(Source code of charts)
────────────────

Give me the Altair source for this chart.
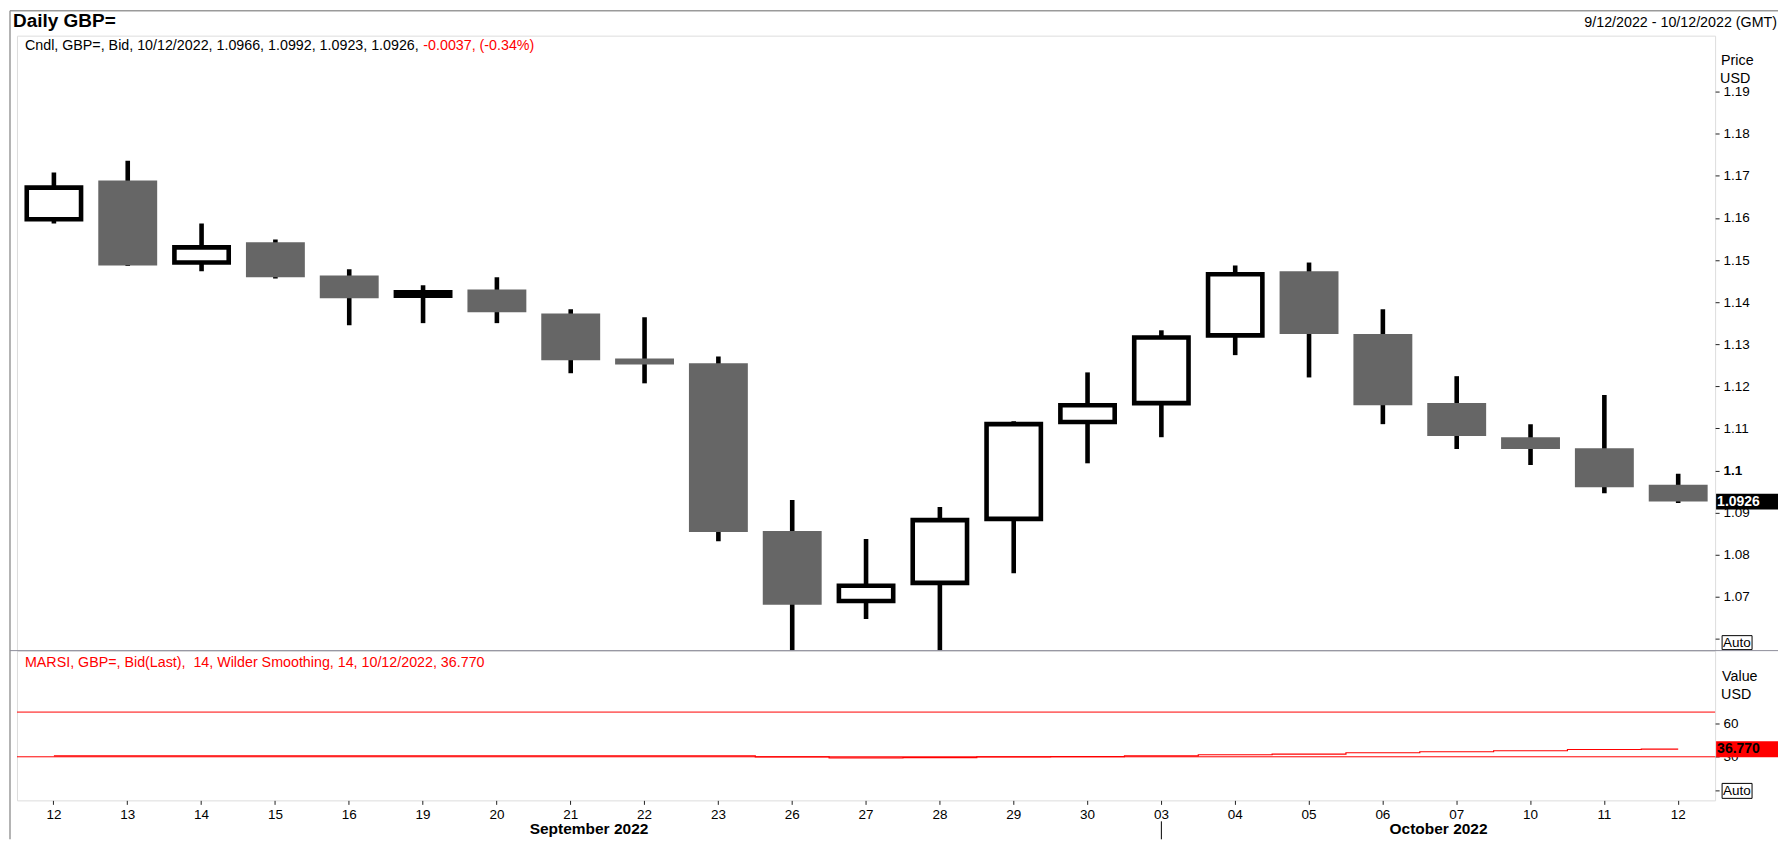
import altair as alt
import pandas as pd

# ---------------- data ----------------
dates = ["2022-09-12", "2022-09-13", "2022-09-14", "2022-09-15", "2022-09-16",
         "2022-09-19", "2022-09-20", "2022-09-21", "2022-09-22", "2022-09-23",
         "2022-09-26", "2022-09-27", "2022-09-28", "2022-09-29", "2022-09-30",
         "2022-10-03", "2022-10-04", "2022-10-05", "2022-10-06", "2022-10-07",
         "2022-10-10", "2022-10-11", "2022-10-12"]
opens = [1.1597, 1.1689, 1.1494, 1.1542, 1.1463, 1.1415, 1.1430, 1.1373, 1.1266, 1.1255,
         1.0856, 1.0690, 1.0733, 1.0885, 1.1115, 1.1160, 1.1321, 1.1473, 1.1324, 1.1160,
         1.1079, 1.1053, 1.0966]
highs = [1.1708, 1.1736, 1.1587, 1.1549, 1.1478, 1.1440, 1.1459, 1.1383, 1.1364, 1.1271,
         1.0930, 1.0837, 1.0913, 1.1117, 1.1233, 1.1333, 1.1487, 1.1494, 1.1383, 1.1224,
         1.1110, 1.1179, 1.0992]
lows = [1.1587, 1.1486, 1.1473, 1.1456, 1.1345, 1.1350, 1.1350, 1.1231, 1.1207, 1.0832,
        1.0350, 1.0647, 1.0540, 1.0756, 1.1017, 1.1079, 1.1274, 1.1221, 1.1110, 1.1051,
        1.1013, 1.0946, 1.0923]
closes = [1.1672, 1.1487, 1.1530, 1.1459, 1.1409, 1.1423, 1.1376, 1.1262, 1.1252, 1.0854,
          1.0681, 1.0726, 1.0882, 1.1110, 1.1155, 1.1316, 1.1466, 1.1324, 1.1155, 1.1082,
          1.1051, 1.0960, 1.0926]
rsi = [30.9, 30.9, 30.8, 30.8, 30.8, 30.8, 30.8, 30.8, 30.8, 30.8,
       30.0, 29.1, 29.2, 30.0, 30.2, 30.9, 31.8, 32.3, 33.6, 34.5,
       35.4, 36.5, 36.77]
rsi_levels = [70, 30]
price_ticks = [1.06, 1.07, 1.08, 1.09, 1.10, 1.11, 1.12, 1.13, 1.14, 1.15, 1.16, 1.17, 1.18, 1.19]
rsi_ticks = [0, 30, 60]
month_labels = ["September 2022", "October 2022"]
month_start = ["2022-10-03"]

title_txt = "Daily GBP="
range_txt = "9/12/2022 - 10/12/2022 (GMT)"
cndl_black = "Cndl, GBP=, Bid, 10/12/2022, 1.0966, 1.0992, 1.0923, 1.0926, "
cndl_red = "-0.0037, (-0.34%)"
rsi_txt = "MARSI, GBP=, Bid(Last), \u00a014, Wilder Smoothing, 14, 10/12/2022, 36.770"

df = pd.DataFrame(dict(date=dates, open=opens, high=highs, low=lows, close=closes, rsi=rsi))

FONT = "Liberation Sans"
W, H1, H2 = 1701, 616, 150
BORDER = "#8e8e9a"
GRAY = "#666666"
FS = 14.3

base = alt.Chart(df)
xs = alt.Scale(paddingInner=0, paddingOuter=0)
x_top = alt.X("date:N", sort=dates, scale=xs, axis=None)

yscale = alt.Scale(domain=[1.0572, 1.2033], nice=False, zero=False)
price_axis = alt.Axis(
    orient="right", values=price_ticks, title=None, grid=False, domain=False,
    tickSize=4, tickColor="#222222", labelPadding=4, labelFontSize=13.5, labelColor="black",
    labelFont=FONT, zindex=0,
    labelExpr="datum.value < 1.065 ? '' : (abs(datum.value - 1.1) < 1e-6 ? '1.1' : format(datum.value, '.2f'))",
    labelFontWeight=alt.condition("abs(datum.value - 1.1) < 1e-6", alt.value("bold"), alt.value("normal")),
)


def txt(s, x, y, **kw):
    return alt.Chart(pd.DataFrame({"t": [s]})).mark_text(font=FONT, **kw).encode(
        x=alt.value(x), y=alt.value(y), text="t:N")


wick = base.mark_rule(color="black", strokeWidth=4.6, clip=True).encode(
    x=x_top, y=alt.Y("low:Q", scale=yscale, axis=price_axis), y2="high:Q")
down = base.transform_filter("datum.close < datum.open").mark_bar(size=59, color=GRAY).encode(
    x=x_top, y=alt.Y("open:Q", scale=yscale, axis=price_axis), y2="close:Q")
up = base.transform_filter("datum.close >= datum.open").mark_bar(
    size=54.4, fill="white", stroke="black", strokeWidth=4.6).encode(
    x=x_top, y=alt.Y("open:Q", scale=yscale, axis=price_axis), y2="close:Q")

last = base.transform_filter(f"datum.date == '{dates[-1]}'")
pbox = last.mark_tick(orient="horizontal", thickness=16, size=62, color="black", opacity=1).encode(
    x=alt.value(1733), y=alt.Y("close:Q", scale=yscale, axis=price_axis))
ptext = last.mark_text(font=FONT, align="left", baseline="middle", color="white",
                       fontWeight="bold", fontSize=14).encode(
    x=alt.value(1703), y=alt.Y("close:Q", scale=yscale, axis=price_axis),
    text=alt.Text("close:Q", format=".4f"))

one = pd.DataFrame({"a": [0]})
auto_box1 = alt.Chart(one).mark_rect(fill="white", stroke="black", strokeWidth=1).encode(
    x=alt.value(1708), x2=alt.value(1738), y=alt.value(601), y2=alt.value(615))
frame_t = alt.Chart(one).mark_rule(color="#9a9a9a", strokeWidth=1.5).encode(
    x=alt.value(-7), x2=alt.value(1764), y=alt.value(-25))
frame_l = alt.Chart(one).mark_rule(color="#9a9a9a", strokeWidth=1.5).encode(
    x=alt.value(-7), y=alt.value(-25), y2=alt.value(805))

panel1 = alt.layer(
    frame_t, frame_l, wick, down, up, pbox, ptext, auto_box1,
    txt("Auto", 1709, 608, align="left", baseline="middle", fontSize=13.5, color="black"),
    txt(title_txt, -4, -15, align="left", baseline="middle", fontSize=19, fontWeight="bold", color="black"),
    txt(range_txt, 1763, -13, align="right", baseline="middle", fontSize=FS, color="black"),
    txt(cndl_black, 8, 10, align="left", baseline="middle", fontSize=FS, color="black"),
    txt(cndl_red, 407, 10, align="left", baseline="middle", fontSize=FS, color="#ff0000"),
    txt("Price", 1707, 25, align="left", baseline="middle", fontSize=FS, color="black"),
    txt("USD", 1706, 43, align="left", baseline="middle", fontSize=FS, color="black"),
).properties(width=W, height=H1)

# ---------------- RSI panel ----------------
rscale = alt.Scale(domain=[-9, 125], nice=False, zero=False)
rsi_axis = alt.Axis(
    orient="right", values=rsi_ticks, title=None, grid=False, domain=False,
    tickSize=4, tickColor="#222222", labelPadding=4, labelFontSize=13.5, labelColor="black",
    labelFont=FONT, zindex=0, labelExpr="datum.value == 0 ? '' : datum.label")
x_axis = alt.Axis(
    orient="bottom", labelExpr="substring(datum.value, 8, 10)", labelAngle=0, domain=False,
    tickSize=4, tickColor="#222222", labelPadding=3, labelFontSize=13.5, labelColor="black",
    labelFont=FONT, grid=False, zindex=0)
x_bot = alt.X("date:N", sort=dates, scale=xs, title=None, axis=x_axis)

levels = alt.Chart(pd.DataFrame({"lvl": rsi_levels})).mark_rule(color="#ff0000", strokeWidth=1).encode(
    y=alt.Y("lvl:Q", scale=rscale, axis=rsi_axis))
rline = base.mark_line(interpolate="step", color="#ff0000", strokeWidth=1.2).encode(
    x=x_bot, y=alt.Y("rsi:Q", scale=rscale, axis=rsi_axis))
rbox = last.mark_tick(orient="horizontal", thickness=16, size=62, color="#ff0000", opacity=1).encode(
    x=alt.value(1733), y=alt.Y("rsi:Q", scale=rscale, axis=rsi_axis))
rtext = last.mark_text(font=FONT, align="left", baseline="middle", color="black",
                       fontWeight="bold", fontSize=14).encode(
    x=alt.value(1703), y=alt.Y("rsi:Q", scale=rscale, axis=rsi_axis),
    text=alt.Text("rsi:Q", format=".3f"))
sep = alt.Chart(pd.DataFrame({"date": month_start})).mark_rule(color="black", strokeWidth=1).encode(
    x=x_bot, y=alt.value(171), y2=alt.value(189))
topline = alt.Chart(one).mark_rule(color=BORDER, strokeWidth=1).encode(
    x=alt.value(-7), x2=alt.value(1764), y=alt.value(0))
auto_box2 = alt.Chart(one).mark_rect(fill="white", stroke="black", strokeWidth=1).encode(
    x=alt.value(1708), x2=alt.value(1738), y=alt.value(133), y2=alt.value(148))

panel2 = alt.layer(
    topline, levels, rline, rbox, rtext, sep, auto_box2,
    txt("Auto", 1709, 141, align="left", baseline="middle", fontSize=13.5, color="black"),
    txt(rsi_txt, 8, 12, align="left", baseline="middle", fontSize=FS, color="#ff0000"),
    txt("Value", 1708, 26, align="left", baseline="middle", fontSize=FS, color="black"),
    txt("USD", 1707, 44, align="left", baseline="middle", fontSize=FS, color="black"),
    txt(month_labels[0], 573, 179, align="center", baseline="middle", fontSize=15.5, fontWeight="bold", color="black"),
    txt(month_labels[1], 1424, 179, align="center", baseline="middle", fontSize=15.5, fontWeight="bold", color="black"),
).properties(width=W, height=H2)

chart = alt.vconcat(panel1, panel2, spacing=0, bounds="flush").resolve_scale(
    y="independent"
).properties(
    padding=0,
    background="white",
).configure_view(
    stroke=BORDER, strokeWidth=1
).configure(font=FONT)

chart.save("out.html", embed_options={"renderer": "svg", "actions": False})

────────────────

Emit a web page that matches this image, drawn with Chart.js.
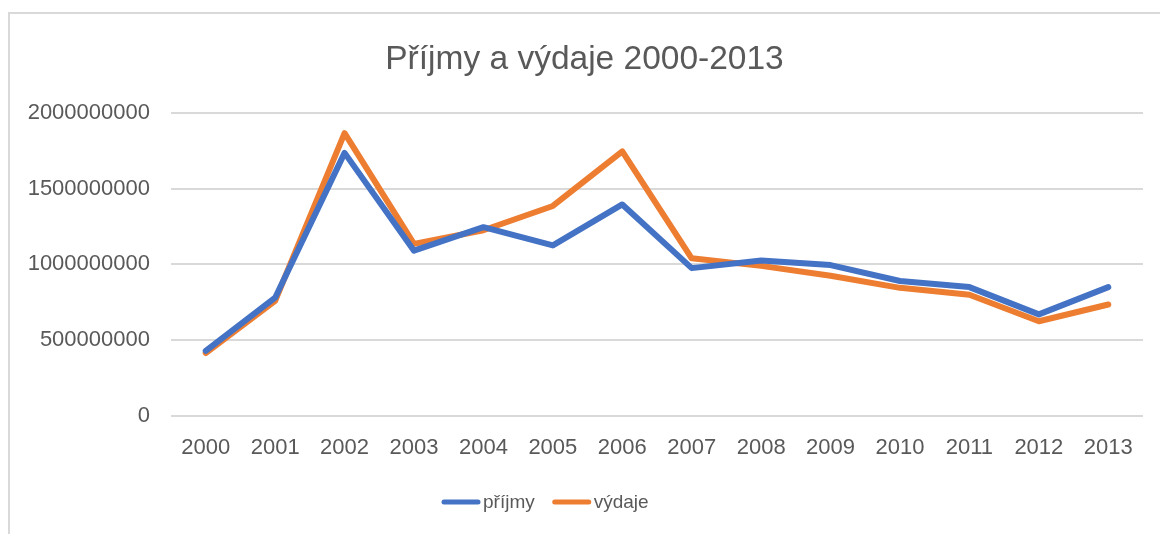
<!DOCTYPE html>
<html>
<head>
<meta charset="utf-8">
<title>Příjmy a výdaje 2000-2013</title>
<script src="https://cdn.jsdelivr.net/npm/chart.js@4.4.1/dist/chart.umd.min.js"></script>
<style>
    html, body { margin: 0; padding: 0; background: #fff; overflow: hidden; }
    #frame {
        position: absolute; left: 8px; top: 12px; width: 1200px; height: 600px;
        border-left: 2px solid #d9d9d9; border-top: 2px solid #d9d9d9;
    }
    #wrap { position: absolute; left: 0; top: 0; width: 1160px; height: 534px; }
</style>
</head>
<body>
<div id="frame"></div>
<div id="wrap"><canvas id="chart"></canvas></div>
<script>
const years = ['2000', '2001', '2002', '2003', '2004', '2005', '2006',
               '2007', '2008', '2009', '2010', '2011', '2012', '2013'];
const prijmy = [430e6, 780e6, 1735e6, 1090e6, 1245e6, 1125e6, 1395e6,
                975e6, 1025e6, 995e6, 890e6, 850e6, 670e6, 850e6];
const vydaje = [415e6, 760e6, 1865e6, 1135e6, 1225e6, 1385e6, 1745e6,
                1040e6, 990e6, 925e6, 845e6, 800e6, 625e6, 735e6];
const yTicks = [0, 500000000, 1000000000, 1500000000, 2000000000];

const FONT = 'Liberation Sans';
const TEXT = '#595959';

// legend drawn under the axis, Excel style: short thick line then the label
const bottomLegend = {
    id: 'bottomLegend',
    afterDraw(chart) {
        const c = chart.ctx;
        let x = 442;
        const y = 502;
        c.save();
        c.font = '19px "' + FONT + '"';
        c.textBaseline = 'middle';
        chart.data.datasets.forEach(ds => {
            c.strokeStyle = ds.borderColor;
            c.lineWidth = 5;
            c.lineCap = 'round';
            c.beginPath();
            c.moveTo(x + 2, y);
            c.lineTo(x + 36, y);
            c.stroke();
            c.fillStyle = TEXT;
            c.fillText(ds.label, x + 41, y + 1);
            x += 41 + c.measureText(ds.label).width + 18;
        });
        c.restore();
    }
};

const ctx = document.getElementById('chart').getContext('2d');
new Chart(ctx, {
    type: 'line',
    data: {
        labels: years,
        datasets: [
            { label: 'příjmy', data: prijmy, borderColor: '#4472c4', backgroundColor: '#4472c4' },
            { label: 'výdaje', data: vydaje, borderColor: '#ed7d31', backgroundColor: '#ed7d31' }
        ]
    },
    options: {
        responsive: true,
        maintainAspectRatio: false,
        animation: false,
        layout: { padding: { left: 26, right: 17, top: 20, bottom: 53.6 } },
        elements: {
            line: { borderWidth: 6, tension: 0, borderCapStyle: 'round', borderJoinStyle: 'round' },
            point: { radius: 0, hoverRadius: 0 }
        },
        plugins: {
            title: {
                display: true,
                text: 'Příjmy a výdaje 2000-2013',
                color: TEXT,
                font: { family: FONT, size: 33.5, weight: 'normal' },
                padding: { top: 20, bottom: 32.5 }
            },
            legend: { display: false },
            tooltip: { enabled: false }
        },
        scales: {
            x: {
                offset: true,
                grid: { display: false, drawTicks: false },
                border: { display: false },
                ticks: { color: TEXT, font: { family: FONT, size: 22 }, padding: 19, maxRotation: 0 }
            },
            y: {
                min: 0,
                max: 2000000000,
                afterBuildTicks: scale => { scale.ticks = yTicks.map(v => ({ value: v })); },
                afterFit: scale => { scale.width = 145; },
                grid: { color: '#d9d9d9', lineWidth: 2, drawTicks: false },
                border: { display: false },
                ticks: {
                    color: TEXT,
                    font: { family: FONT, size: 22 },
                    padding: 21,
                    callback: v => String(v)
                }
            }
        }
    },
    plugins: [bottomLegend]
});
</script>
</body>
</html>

────────────────

_Directions:_ Nothing but the lines from the one with "Give me the Altair source for this chart." through the one with "import pandas as pd" is to be copied, exactly and ends included. Leave pictures out.

_Task solution:_
Give me the Altair source for this chart.
import altair as alt
import pandas as pd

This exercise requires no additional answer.